Set problem: Extract, in full, the lines below, beginning at the first and ending with the line that contains "const BAR_BACK = 0.685". Pictures do not belong in the copy.

Provided data:

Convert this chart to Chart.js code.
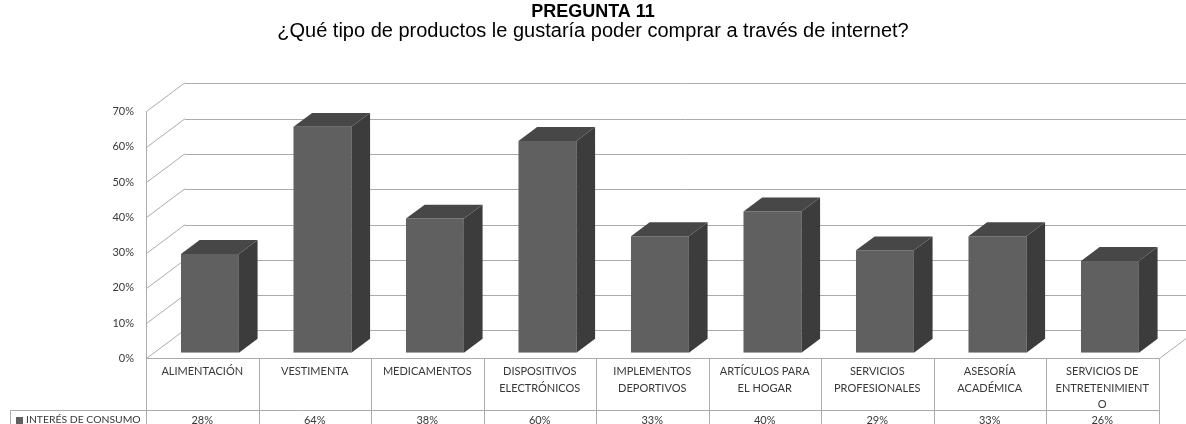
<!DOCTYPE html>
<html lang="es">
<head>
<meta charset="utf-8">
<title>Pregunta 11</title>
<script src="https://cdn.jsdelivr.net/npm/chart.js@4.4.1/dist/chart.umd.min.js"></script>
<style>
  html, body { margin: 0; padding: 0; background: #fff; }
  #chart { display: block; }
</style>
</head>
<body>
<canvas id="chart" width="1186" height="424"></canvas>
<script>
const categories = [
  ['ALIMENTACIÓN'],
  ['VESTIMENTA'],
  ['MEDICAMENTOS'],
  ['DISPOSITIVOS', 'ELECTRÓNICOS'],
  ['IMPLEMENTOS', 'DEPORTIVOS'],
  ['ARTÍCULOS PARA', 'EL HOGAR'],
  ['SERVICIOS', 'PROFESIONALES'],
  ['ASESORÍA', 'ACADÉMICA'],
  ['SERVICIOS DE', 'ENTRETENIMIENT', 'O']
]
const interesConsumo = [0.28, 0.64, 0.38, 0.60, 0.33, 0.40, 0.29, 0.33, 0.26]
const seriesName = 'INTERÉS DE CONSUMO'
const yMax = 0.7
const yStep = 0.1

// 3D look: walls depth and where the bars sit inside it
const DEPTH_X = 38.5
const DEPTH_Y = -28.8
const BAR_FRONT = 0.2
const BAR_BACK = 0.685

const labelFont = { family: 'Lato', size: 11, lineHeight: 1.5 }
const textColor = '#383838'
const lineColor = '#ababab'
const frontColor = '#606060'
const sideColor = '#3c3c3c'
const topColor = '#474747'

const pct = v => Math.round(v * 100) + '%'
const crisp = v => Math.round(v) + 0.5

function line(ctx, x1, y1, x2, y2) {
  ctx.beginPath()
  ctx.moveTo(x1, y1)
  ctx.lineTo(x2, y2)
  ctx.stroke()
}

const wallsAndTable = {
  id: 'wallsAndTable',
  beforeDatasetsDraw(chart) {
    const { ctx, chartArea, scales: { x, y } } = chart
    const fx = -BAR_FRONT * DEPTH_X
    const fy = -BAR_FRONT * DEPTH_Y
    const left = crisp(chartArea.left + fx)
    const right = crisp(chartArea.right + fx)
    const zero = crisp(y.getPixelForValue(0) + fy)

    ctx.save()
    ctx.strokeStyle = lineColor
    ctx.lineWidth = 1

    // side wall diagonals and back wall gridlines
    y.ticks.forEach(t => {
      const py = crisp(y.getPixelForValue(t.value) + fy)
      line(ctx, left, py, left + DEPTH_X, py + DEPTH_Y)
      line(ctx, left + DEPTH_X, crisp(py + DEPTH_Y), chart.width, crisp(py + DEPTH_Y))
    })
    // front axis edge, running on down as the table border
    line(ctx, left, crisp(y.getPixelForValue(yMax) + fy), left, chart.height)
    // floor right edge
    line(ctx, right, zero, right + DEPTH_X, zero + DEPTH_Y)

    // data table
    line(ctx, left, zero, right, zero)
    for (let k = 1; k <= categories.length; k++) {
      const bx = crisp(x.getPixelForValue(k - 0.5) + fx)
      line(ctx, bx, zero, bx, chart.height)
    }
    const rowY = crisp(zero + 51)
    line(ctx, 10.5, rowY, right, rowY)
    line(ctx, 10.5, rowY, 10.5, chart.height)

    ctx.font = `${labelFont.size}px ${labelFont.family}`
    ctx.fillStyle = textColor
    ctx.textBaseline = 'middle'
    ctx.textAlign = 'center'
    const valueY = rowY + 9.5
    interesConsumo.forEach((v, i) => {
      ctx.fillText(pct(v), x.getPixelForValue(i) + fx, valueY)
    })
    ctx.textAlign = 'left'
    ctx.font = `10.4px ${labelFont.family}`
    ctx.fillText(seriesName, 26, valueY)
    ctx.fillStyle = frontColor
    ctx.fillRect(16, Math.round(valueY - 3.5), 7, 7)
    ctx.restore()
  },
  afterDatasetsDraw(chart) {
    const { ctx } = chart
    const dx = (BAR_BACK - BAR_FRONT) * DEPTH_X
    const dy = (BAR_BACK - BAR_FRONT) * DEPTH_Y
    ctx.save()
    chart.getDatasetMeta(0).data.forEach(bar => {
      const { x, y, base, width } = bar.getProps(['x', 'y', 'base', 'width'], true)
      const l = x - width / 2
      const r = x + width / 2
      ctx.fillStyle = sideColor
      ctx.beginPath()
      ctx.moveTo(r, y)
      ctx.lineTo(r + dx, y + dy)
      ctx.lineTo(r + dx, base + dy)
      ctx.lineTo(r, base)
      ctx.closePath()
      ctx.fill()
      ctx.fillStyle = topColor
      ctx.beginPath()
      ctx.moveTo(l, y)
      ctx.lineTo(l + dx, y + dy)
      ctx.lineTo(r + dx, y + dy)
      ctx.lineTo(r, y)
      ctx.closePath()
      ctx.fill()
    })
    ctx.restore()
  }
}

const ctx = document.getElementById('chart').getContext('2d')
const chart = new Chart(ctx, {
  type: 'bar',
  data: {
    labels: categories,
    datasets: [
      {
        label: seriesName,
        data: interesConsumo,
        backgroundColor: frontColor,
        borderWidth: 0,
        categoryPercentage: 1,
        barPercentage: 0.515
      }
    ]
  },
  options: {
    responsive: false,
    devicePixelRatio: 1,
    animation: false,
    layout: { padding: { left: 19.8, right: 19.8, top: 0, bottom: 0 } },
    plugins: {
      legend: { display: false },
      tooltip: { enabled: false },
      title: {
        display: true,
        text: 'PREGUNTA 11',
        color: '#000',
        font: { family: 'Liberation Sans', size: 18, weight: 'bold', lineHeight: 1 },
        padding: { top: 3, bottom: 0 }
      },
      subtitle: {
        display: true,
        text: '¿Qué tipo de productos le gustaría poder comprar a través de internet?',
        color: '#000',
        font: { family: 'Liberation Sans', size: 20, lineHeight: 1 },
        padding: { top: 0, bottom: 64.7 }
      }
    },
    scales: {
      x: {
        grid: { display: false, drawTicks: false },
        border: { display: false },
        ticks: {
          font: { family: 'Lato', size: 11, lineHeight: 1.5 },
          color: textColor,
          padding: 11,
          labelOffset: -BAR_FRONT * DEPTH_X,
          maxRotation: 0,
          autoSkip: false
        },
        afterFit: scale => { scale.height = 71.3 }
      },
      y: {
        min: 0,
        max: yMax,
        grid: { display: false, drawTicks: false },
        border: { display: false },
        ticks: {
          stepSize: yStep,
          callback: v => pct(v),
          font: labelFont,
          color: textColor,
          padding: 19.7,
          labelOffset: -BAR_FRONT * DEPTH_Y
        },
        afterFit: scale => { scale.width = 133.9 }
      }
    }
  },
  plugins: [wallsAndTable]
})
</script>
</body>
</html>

Result:
Convert this chart to Chart.js code.
<!DOCTYPE html>
<html lang="es">
<head>
<meta charset="utf-8">
<title>Pregunta 11</title>
<script src="https://cdn.jsdelivr.net/npm/chart.js@4.4.1/dist/chart.umd.min.js"></script>
<style>
  html, body { margin: 0; padding: 0; background: #fff; }
  #chart { display: block; }
</style>
</head>
<body>
<canvas id="chart" width="1186" height="424"></canvas>
<script>
const categories = [
  ['ALIMENTACIÓN'],
  ['VESTIMENTA'],
  ['MEDICAMENTOS'],
  ['DISPOSITIVOS', 'ELECTRÓNICOS'],
  ['IMPLEMENTOS', 'DEPORTIVOS'],
  ['ARTÍCULOS PARA', 'EL HOGAR'],
  ['SERVICIOS', 'PROFESIONALES'],
  ['ASESORÍA', 'ACADÉMICA'],
  ['SERVICIOS DE', 'ENTRETENIMIENT', 'O']
]
const interesConsumo = [0.28, 0.64, 0.38, 0.60, 0.33, 0.40, 0.29, 0.33, 0.26]
const seriesName = 'INTERÉS DE CONSUMO'
const yMax = 0.7
const yStep = 0.1

// 3D look: walls depth and where the bars sit inside it
const DEPTH_X = 38.5
const DEPTH_Y = -28.8
const BAR_FRONT = 0.2
const BAR_BACK = 0.685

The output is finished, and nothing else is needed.